Cosas parecidas, de las que es mejor no hablar, están ocurriendo a quienes se proponen contraer matrimonio ante la Iglesia, y corren el peligro de verse empujados “pastoralmente” a la ceremonia meramente civil. También aquí, como en el caso de las ceremonias funerales y de las bautismales se suplanta la predicación de la salvación por Cristo, por la de una deletérea mitología de la sinceridad.
El Cardenal Gomá argumentaba la necesidad de la confesionalidad católica del Estado español alegando el hecho de que la totalidad moral de los españoles mostraban su fe en los tres momentos decisivos del nacimiento, en que los padres los conducían a la pila bautismal, del matrimonio y de la muerte.
Parece como si estuviesen algunos ahora persiguiendo la comunidad católica española en el empeño de que ya no sea, lo antes posible, mayoritaria y moralmente universal esta profesión de fe.
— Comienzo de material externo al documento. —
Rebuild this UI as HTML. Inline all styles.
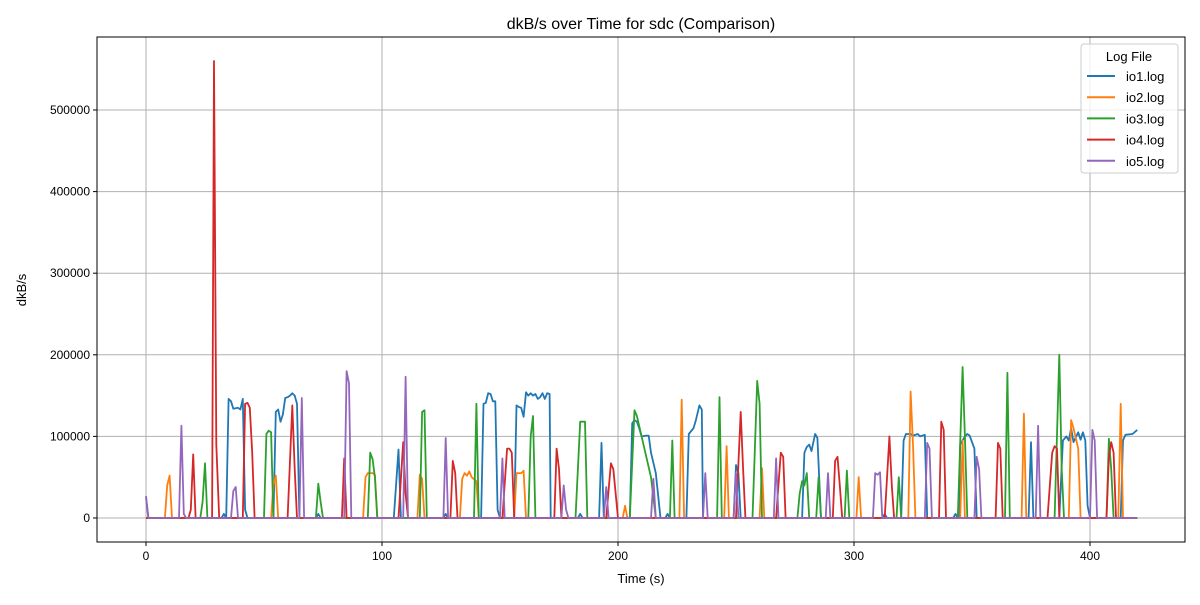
<!DOCTYPE html>
<html><head><meta charset="utf-8"><style>
body{margin:0;background:#fff;font-family:"Liberation Sans","DejaVu Sans",sans-serif}
svg text{font-family:"Liberation Sans","DejaVu Sans",sans-serif}
</style></head><body>
<svg id="chart" width="1200" height="600" xmlns="http://www.w3.org/2000/svg">
<rect width="1200" height="600" fill="#fff"/>
<text x="641" y="29" font-size="16" text-anchor="middle">dkB/s over Time for sdc (Comparison)</text>
<g id="grid"></g>
<g id="series" clip-path="url(#clip)"></g>
<defs><clipPath id="clip"><rect x="97" y="37" width="1088" height="505"/></clipPath></defs>
<rect x="97" y="37" width="1088" height="505" fill="none" stroke="#000" stroke-width="1"/>
<g id="ticks"></g>
<text x="641" y="583" font-size="13" text-anchor="middle">Time (s)</text>
<text x="26" y="290" font-size="13" text-anchor="middle" transform="rotate(-90 26 290)">dkB/s</text>
<g id="legend"></g>
</svg>
<script>
const seriesNames = ["io1.log","io2.log","io3.log","io4.log","io5.log"];
const seriesColors = ["#1f77b4","#ff7f0e","#2ca02c","#d62728","#9467bd"];
const xTicks = [0,100,200,300,400];
const yTicks = [0,100000,200000,300000,400000,500000];
// values in thousands of dkB/s, [time, value]
const io1 = [[0,25],[1,0],[32,0],[33,5],[34,0],[35,146],[36,143],[37,134],[39,135],[40,133],[41,146],[42,10],[43,0],[54,0],[55,130],[56,133],[57,118],[58,127],[59,147],[60,148],[61,150],[62,153],[63,150],[64,140],[65,0],[72,0],[73,5],[74,0],[105,0],[107,84],[108,0],[126,0],[127,5],[128,0],[142,0],[143,140],[144,141],[145,153],[146,152],[147,143],[148,143],[149,10],[150,0],[156,0],[157,138],[158,136],[159,135],[160,124],[161,154],[162,150],[163,153],[164,150],[165,152],[166,146],[167,148],[168,153],[169,146],[170,153],[171,152],[171.5,0],[183,0],[184,5],[185,0],[192,0],[193,92],[194,0],[205,0],[206,116],[207,120],[208,118],[209,110],[210,100],[212,101],[213,101],[214,80],[216,55],[218,0],[220,0],[221,5],[222,0],[229,0],[230,103],[232,110],[233,120],[234.5,138],[235.5,133],[236,0],[249,0],[250,65],[251,55],[252,0],[278,0],[279,80],[280,87],[281,90],[282,82],[283.5,103],[284.5,98],[286,0],[312,0],[313,5],[314,0],[320,0],[321,95],[322,103],[324,103],[325,101],[327,103],[328,100],[330,102],[331,0],[342,0],[343,5],[344,0],[344.5,0],[345,90],[347,100],[348,103],[349,101],[351,85],[352,0],[374,0],[375,93],[376,0],[387,0],[388.5,95],[390,100],[391,95],[392,110],[393,93],[395,105],[396,96],[397,105],[398,95],[399,15],[400,0],[413,0],[414,95],[415,102],[418,103],[420,108]];
const io2 = [[0,0],[8,0],[9,40],[10,52],[11,0],[53,0],[54,40],[55,52],[56,0],[92,0],[93,50],[94,55],[96,55],[97,53],[98,0],[115,0],[116,53],[117,48],[118,0],[133,0],[134,48],[135,55],[136,52],[137,57],[138,50],[140,45],[141,0],[156,0],[157,55],[159,55],[160,58],[161,0],[202,0],[203,15],[204,0],[226,0],[227,145],[228,0],[245,0],[246,88],[247,0],[260,0],[261,61],[262,0],[301,0],[302,50],[303,0],[323,0],[324,155],[325,90],[326,0],[345,0],[346,95],[347,0],[371,0],[372,128],[373,0],[391,0],[392,120],[393,110],[395,85],[396,0],[412,0],[413,140],[414,0],[420,0]];
const io3 = [[0,0],[23,0],[24,20],[25,67],[26,0],[50,0],[51,103],[52,107],[53,105],[54,0],[72,0],[73,42],[74,20],[75,0],[94,0],[95,80],[96,72],[97,50],[98,0],[116,0],[117,130],[118,132],[119,0],[139,0],[140,140],[141,0],[162,0],[163,100],[164,125],[165,0],[182,0],[184,118],[186,118],[187,0],[205,0],[207,132],[208,125],[210,100],[214,50],[216,0],[222,0],[223,95],[224,0],[242,0],[243,148],[244,0],[257,0],[259,168],[260,140],[261,0],[276,0],[277,30],[278,45],[279,40],[280,55],[281,0],[284,0],[285,50],[286,0],[296,0],[297,58],[298,0],[318,0],[319,50],[320,0],[344,0],[346,185],[347,100],[348,0],[364,0],[365,178],[366,0],[385,0],[387,200],[388,60],[389,0],[407,0],[408,97],[409,60],[410,0],[420,0]];
const io4 = [[0,0],[18,0],[19,10],[20,78],[21,0],[28,0],[28.8,560],[29.8,90],[31,0],[41,0],[42,140],[43,141],[44,135],[45,80],[46,0],[60,0],[62,138],[63,60],[64,0],[83,0],[84,73],[85,0],[107,0],[109,93],[110,30],[111,0],[129,0],[130,70],[131,55],[132,0],[151,0],[153,85],[154,85],[155,80],[156,0],[173,0],[174,85],[175,60],[176,0],[195,0],[197,67],[198,60],[200,0],[250,0],[252,130],[253,60],[254,0],[267,0],[269,80],[270,75],[271,0],[291,0],[292,70],[293,75],[294,40],[295,0],[313,0],[315,100],[316,40],[317,0],[336,0],[337,118],[338,108],[339,0],[360,0],[361,92],[362,85],[363,0],[382,0],[384,80],[385,88],[386,85],[387,0],[407,0],[408,75],[409,93],[410,80],[411,0],[420,0]];
const io5 = [[0,27],[1,0],[14,0],[15,113],[16,5],[17,0],[36,0],[37,33],[38,38],[39,0],[65,0],[66,147],[67,0],[84,0],[85,180],[86,165],[87,0],[109,0],[110,173],[111,0],[126,0],[127,98],[128,0],[150,0],[151,73],[152,0],[176,0],[177,40],[178,10],[179,0],[194,0],[195,38],[196,0],[214,0],[215,48],[216,0],[236,0],[237,55],[238,0],[249,0],[250,55],[251,0],[266,0],[267,73],[268,0],[288,0],[289,55],[290,0],[308,0],[309,55],[310,53],[311,56],[312,0],[330,0],[331,92],[332,85],[333,0],[351,0],[352,75],[353,60],[354,0],[377,0],[378,113],[379,0],[400,0],[401,108],[402,95],[403,0],[420,0]];
const allSeries = [io1,io2,io3,io4,io5];

const NS="http://www.w3.org/2000/svg";
const X0=97,X1=1185,Y0=37,Y1=542;
function xs(t){return 146+t*2.36;}
function ys(v){return 518-v*0.000816;}
function mk(tag,attrs,parent){const e=document.createElementNS(NS,tag);for(const k in attrs)e.setAttribute(k,attrs[k]);parent.appendChild(e);return e;}
const grid=document.getElementById('grid'),ticks=document.getElementById('ticks');
xTicks.forEach(t=>{
  const x=xs(t);
  const g=mk('line',{x1:x,x2:x,y1:Y0,y2:Y1,stroke:'#b0b0b0','stroke-width':1},grid);
  
  
  mk('line',{x1:x,x2:x,y1:Y1,y2:Y1+4,stroke:'#000'},ticks);
  const l=mk('text',{x:x,y:Y1+18,'font-size':12,'text-anchor':'middle'},ticks);
  l.textContent=t;
  
  
});
yTicks.forEach(v=>{
  const y=ys(v);
  const g=mk('line',{x1:X0,x2:X1,y1:y,y2:y,stroke:'#b0b0b0','stroke-width':1},grid);
  
  
  mk('line',{x1:X0-4,x2:X0,y1:y,y2:y,stroke:'#000'},ticks);
  const l=mk('text',{x:X0-7,y:y+4,'font-size':12,'text-anchor':'end'},ticks);
  l.textContent=v;
  
  
});
const sg=document.getElementById('series');
allSeries.forEach((s,i)=>{
  const d=s.map((p,j)=>(j?'L':'M')+xs(p[0]).toFixed(1)+','+ys(p[1]*1000).toFixed(1)).join('');
  const p=mk('path',{d:d,fill:'none',stroke:seriesColors[i],'stroke-width':1.8,'stroke-linejoin':'round'},sg);
  
  
});
const lg=document.getElementById('legend');
mk('rect',{x:1081,y:44,width:97,height:129,rx:3,fill:'#fff','fill-opacity':0.8,stroke:'#ccc'},lg);
const lt=mk('text',{x:1129,y:61,'font-size':13,'text-anchor':'middle'},lg);
lt.textContent='Log File';


seriesNames.forEach((n,i)=>{
  const y=76+i*21.2;
  const g=mk('g',{},lg);
  
  
  mk('line',{x1:1087,x2:1115,y1:y,y2:y,stroke:seriesColors[i],'stroke-width':2},g);
  const t=mk('text',{x:1126,y:y+5,'font-size':13},g);
  t.textContent=n;
});
</script>
</body></html>
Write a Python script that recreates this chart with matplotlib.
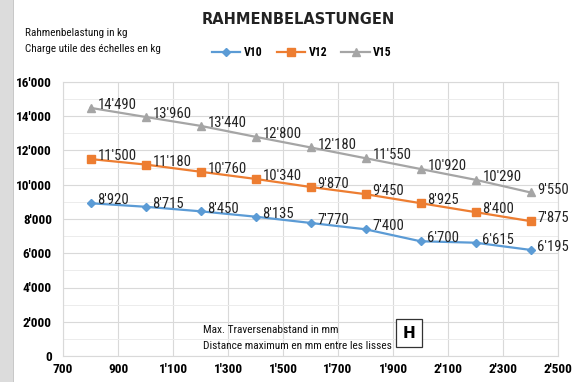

En otras etapas se intentó vanamente argumentar contra la conveniencia de la confesionalidad con el sorprendente argumento de que los católicos españoles no brillaban por la caridad y la justicia social. Se olvidaba en esta argumentación, entre otras cosas, que es una grave falta de caridad y de justicia excluir del cuerpo visible de la Iglesia a un bautizado no apóstata —es una proposición herética negar que sea cristiano quien tiene fe, aunque no esté en gracia de Dios.
Santo Tomás, al dar la razón por la que es ilícito bautizar a un niño, no dotado de uso de razón, contra la voluntad de su padre, dice que la gracia no ha de actuar contra la naturaleza.
Actualmente vemos que, mientras se insiste en que la Iglesia no se identifica con una cultura, y que la evangelización auténtica ha de respetar los valores naturales y las tradiciones humanas de los pueblos, en la medida en que sean legítimas y capaces de ser asumidas en la vida cristiana, se quiere exigir a nuestro pueblo una radical transformación de espíritu y mentalidad.
Pero ya no se trata de un malentendido que pretenda hacer valer la gracia contra la naturaleza. Lo que se hace ahora es abusar de las estructuras y prestigios jerárquicos contra la gracia y contra la naturaleza.
Y si quienes de esta manera combaten la tradición católica de su pueblo imponiendo, con abuso sacrilego, sus consignas de pluralismo y de secularización, intentan así también “europeizarnos”, hay que reconocer que esto probaría que lo que entienden por Europa los europeístas es algo a que España no conviene que pertenezca.
Tal vez porque “Europa” es un término expresivo de los ideales que orientan la decadencia y el hundimiento de la histórica Cristiandad occidental.